On December 11, Carleton recognized Keillor with a Leadership in Philanthropy Award, recognizing her long support of students and music in Canada. The university is also honoured to offer the Helmut Kallmann Graduate Scholarship in Canadian Music, endowed by Keillor in 2014.

The announcement of the Helmut Kallmann Chair for Music in Canada adds to an exciting week for music at Carleton. On December 5, the university’s Board of Governors approved a motion to begin negotiating the potential purchase of Dominion-Chalmers United Church for use as a multi-purpose performance space for Carleton students and faculty, and as a hub for artists and community groups.

Gifts toward the Helmut Kallmann Chair, Helmut Kallmann Graduate Scholarship and many other Carleton music initiatives count toward Carleton’s $300-million Collaborate Campaign. This campaign is dedicated to Carleton’s Here for Good ethos—raising funds so that together we can contribute more to the good of society, its economy and institutions, and the health and well-being of people around the world. Thanks to donors, the campaign is now more than 80 per cent of the way toward its goal.

About Elaine Keillor
Elaine Keillor made her first public appearance as a pianist before her third birthday. At the age of 10, she completed requirements for the associate degree in piano from the Royal Conservatory of Music, and before she was a teenager, she had performed concertos with orchestra and was giving full recitals. In her teens, she did a Canadian tour and performed in the United States and Europe. In 1976, Keillor became the first woman to graduate with a doctoral degree in musicology from the University of Toronto. She joined Carleton in 1977 as music’s first woman professor and, as an academic, she has made many contributions to the study of Canadian and Indigenous music. Keillor was appointed to the Order of Canada in 2016 for her work as a musicologist and historian of Canada’s musical heritage.
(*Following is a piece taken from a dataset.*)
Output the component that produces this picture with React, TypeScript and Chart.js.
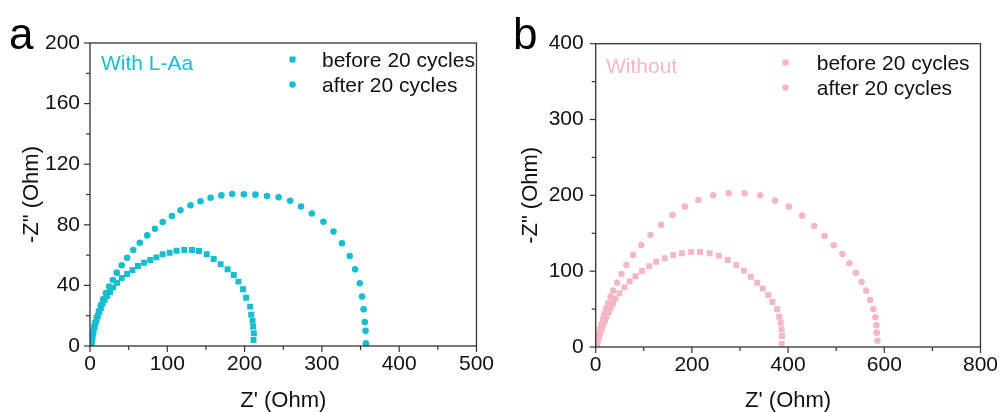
import React, { useEffect, useRef } from 'react';
import { Chart, registerables } from 'chart.js';

Chart.register(...registerables);

// ---------- data ----------
const aBeforeRe = [211.5, 212, 211, 210.3, 208.5, 207.2, 202, 198, 192, 186, 178, 169, 160, 151, 141, 132, 122, 112, 103, 94, 86, 78, 70, 62, 55, 48, 41, 35, 30, 26, 22, 19, 16.5, 14, 12, 10, 8.5, 7, 5.5, 4.5, 3.5, 2.7, 2, 1.5];
const aBeforeIm = [4, 8.4, 12.8, 16.7, 20.7, 26, 31.9, 37.4, 42.5, 46.9, 50.6, 53.9, 57.4, 60.5, 62.7, 63.4, 63.4, 62.9, 61.6, 60.5, 58.5, 56.8, 55, 52.8, 50.2, 47.5, 44.9, 41.8, 38.7, 35.6, 33, 30.5, 28, 25, 22.5, 20, 17.5, 15, 12.5, 10, 7.5, 5, 3, 1];

const aAfterRe = [357, 356.5, 355.5, 354, 352, 349, 343, 336, 326, 315, 302, 287, 273, 259, 244, 229, 214, 199, 184, 170, 156, 143, 130, 117, 106, 94, 84, 74, 64.5, 56, 48, 41, 34.6, 29.5, 24.7, 20.5, 17, 14, 11.5, 9, 7, 5.5, 4, 3, 2.2];
const aAfterIm = [1.7, 10, 15.8, 24.2, 32.6, 41.4, 50.6, 59.4, 67.8, 75.5, 82, 87.5, 92, 95.8, 98.2, 99, 99.9, 100.1, 100.3, 99.4, 97.9, 95.5, 92.9, 89.6, 85.8, 81.8, 77.4, 73, 68.2, 63.4, 58.3, 53.3, 48.4, 43.6, 39.2, 35, 31, 27, 23, 19, 15.5, 12, 8.5, 5, 2];

const bBeforeRe = [386.5, 387.3, 386.5, 384.5, 381.7, 377, 367.3, 359, 347.3, 335.8, 322.6, 308.2, 292.5, 274.6, 256, 236.9, 217, 198.4, 179.2, 161.3, 143.4, 125.7, 111.2, 96, 83, 70.7, 60, 49.5, 41, 36.3, 31.5, 27, 23, 19.5, 16, 13, 10.5, 8, 6, 4.5, 3.2, 2.3, 1.6];
const bBeforeIm = [4, 14.5, 23.3, 32, 40, 49.7, 59.4, 68.6, 77, 84.8, 92.7, 100.7, 108.2, 114.8, 120.5, 123.6, 125.3, 125.3, 123.6, 121.4, 117, 112.5, 106.4, 100.3, 93.2, 86.5, 79, 70.8, 64, 57.6, 51.5, 46, 40.5, 35, 30, 25, 20.5, 16, 12, 8.5, 5.5, 3, 1];

const bAfterRe = [585.8, 584.3, 583.6, 581.6, 577.5, 570.7, 562.4, 552.7, 541, 527.4, 513, 495, 475.9, 453.9, 429.1, 401.7, 372.9, 342, 309.6, 276.7, 244.3, 213.4, 185.4, 159.9, 136, 113.9, 94.8, 77.5, 63.9, 53.6, 44.5, 36.3, 30.9, 26, 22, 18, 15, 12, 9.5, 7.5, 5.5, 4, 3, 2.2];
const bAfterIm = [8.3, 18.9, 28.6, 39.2, 50.1, 62, 74.3, 85.8, 98, 110.4, 122.7, 134.2, 146.4, 159.6, 173.2, 185.1, 193, 200.1, 202.8, 202.8, 200.1, 193.9, 185.1, 174.1, 161, 147.8, 134.6, 121.4, 108.2, 96.3, 84.8, 74.3, 66.4, 58, 51, 44, 37, 30, 24, 18, 13, 8, 4, 1.5];

const aXTicks = [0, 100, 200, 300, 400, 500];
const aYTicks = [0, 40, 80, 120, 160, 200];
const bXTicks = [0, 200, 400, 600, 800];
const bYTicks = [0, 100, 200, 300, 400];

const seriesNames = ['before 20 cycles', 'after 20 cycles'];
const xTitle = "Z' (Ohm)";
const yTitle = '-Z" (Ohm)';

const TEAL = '#17BECF';
const PINK = '#F4B7C6';
const FONT = "'Liberation Sans', Arial, Helvetica, sans-serif";

const pts = (re: number[], im: number[]) => re.map((x, i) => ({ x, y: im[i] }));

type Panel = {
  letter: string;
  label: string;
  color: string;
  before: { x: number; y: number }[];
  after: { x: number; y: number }[];
  xTicks: number[];
  yTicks: number[];
  xMinor: number;
  yMinor: number;
  yAxisWidth: number;
  padRight: number;
  padTop: number;
  xAxisHeight: number;
  yTickPad: number;
  yTitlePad: number;
  letterX: number;
  labelX: number;
  legendMarkX: number;
  legendTextX: number;
  legendY0: number;
};

const framePlugin = {
  id: 'frameDeco',
  afterDraw(chart: any, _args: any, opts: any) {
    const p: Panel = opts.panel;
    if (!p) return;
    const { ctx, chartArea } = chart;
    const { left, right, top, bottom } = chartArea;
    const xs = chart.scales.x;
    const ys = chart.scales.y;
    ctx.save();
    ctx.strokeStyle = '#333333';
    ctx.lineWidth = 1.3;
    ctx.strokeRect(left, top, right - left, bottom - top);
    ctx.lineWidth = 1.2;
    for (const t of xs.ticks) {
      const px = xs.getPixelForValue(t.value);
      const len = p.xTicks.includes(t.value) ? 6 : 4;
      ctx.beginPath();
      ctx.moveTo(px, bottom);
      ctx.lineTo(px, bottom + len);
      ctx.stroke();
    }
    for (const t of ys.ticks) {
      const py = ys.getPixelForValue(t.value);
      const len = p.yTicks.includes(t.value) ? 6 : 4;
      ctx.beginPath();
      ctx.moveTo(left, py);
      ctx.lineTo(left - len, py);
      ctx.stroke();
    }
    // panel letter
    ctx.fillStyle = '#000';
    ctx.textBaseline = 'alphabetic';
    ctx.textAlign = 'left';
    ctx.font = `44px ${FONT}`;
    ctx.fillText(p.letter, p.letterX, 49);
    // panel label
    ctx.font = `21px ${FONT}`;
    ctx.fillStyle = p.color;
    ctx.fillText(p.label, p.labelX, p.legendY0 + 3);
    // legend
    const rows = [p.legendY0, p.legendY0 + 25];
    rows.forEach((by, i) => {
      const cy = by - 7.5;
      ctx.fillStyle = p.color;
      if (i === 0) {
        ctx.fillRect(p.legendMarkX - 3, cy - 3, 6, 6);
      } else {
        ctx.beginPath();
        ctx.arc(p.legendMarkX, cy, 3.3, 0, Math.PI * 2);
        ctx.fill();
      }
      ctx.fillStyle = '#111';
      ctx.fillText(seriesNames[i], p.legendTextX, by);
    });
    ctx.restore();
  },
};

function PanelChart({ p }: { p: Panel }) {
  const ref = useRef<HTMLCanvasElement | null>(null);
  useEffect(() => {
    if (!ref.current) return;
    const xMax = p.xTicks[p.xTicks.length - 1];
    const yMax = p.yTicks[p.yTicks.length - 1];
    const chart = new Chart(ref.current, {
      type: 'scatter',
      data: {
        datasets: [
          {
            label: seriesNames[0],
            data: p.before,
            pointStyle: 'rect',
            pointRadius: 4.2,
            pointHoverRadius: 4.2,
            backgroundColor: p.color,
            pointBackgroundColor: p.color,
            borderWidth: 0,
            pointBorderWidth: 0,
            showLine: false,
          },
          {
            label: seriesNames[1],
            data: p.after,
            pointStyle: 'circle',
            pointRadius: 3.3,
            pointHoverRadius: 3.3,
            backgroundColor: p.color,
            pointBackgroundColor: p.color,
            borderWidth: 0,
            pointBorderWidth: 0,
            showLine: false,
          },
        ],
      },
      options: {
        animation: false,
        responsive: true,
        maintainAspectRatio: false,
        events: [],
        layout: { padding: { top: p.padTop, right: p.padRight, left: 0, bottom: 0 } },
        plugins: {
          legend: { display: false },
          tooltip: { enabled: false },
          frameDeco: { panel: p },
        } as any,
        scales: {
          x: {
            type: 'linear',
            min: 0,
            max: xMax,
            grid: { display: false, drawTicks: false },
            border: { display: false },
            afterFit: (s: any) => {
              s.height = p.xAxisHeight;
            },
            ticks: {
              stepSize: p.xMinor,
              autoSkip: false,
              maxRotation: 0,
              padding: 6,
              color: '#111',
              font: { family: FONT, size: 21 },
              callback: (v: any) => (p.xTicks.includes(Number(v)) ? String(v) : ''),
            },
            title: {
              display: true,
              text: xTitle,
              color: '#111',
              font: { family: FONT, size: 22, lineHeight: 1 },
              padding: { top: 0, bottom: 0 },
            },
          },
          y: {
            type: 'linear',
            min: 0,
            max: yMax,
            grid: { display: false, drawTicks: false },
            border: { display: false },
            afterFit: (s: any) => {
              s.width = p.yAxisWidth;
            },
            ticks: {
              stepSize: p.yMinor,
              autoSkip: false,
              padding: p.yTickPad,
              color: '#111',
              font: { family: FONT, size: 21 },
              callback: (v: any) => (p.yTicks.includes(Number(v)) ? String(v) : ''),
            },
            title: {
              display: true,
              text: yTitle,
              color: '#111',
              font: { family: FONT, size: 22, lineHeight: 1 },
              padding: { top: p.yTitlePad, bottom: 0 },
            },
          },
        },
      },
      plugins: [framePlugin],
    } as any);
    return () => chart.destroy();
  }, [p]);
  return <canvas ref={ref} />;
}

const panelA: Panel = {
  letter: 'a',
  label: 'With L-Aa',
  color: TEAL,
  before: pts(aBeforeRe, aBeforeIm),
  after: pts(aAfterRe, aAfterIm),
  xTicks: aXTicks,
  yTicks: aYTicks,
  xMinor: 50,
  yMinor: 20,
  yAxisWidth: 90,
  padRight: 20,
  padTop: 43,
  xAxisHeight: 66,
  yTickPad: 10,
  yTitlePad: 21,
  letterX: 9,
  labelX: 101,
  legendMarkX: 292.5,
  legendTextX: 322,
  legendY0: 67,
};

const panelB: Panel = {
  letter: 'b',
  label: 'Without',
  color: PINK,
  before: pts(bBeforeRe, bBeforeIm),
  after: pts(bAfterRe, bAfterIm),
  xTicks: bXTicks,
  yTicks: bYTicks,
  xMinor: 100,
  yMinor: 50,
  yAxisWidth: 95.7,
  padRight: 19.7,
  padTop: 43.7,
  xAxisHeight: 65,
  yTickPad: 12,
  yTitlePad: 20,
  letterX: 13,
  labelX: 106,
  legendMarkX: 285.5,
  legendTextX: 316.7,
  legendY0: 70,
};

export default function App() {
  return (
    <div style={{ position: 'absolute', left: 0, top: 0, width: 1004, height: 412, background: '#fff' }}>
      <div style={{ position: 'absolute', left: 0, top: 0, width: 500, height: 412 }}>
        <PanelChart p={panelA} />
      </div>
      <div style={{ position: 'absolute', left: 500, top: 0, width: 504, height: 412 }}>
        <PanelChart p={panelB} />
      </div>
    </div>
  );
}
About Helmut Kallmann (1922-2012)
Helmut Max Kallmann was born in Berlin, Germany on August 7, 1922, and showed a keen interest in music from a young age. Kallmann left Germany for Britain in 1939, part of a rescue movement to remove Jewish children and youth from the country, and he was the only member of his family to survive the Nazi regime. Kallmann spent much of the war in internment camps in Canada. In 1944, sponsored by a Canadian Jewish family, he found himself in Toronto working in a bookstore and taking piano lessons. It was the beginning of a decades-long music career in his adopted home country. Kallmann was a librarian at the CBC, head of the music division at the National Library of Canada (now Library Archives Canada), and co-founder of the Canadian Music Library Association (now Canadian Association of Music Libraries). Kallmann co-edited the 1981 and 1992 editions of The Encyclopedia of Music in Canada, and he was a Member of the Order of Canada. In 1960, Kallmann published his book, a History of Music in Canada 1534-1914. It was the subject’s first comprehensive treatment, established the field of Canadian music and encouraged other researchers. The book solidified Kallmann as a pioneering music historian and Canada’s foremost scholar of Canadian music history. Beyond history, Kallmann’s interest in Canadian music, its creation and dissemination, was as broad as it was contemporary: he published studies on Canadian composers, musical instruments, histories of music periodicals and music publishing, and on the uses of audio-visual media in music education. He was also a leader in planning and executing music exhibitions.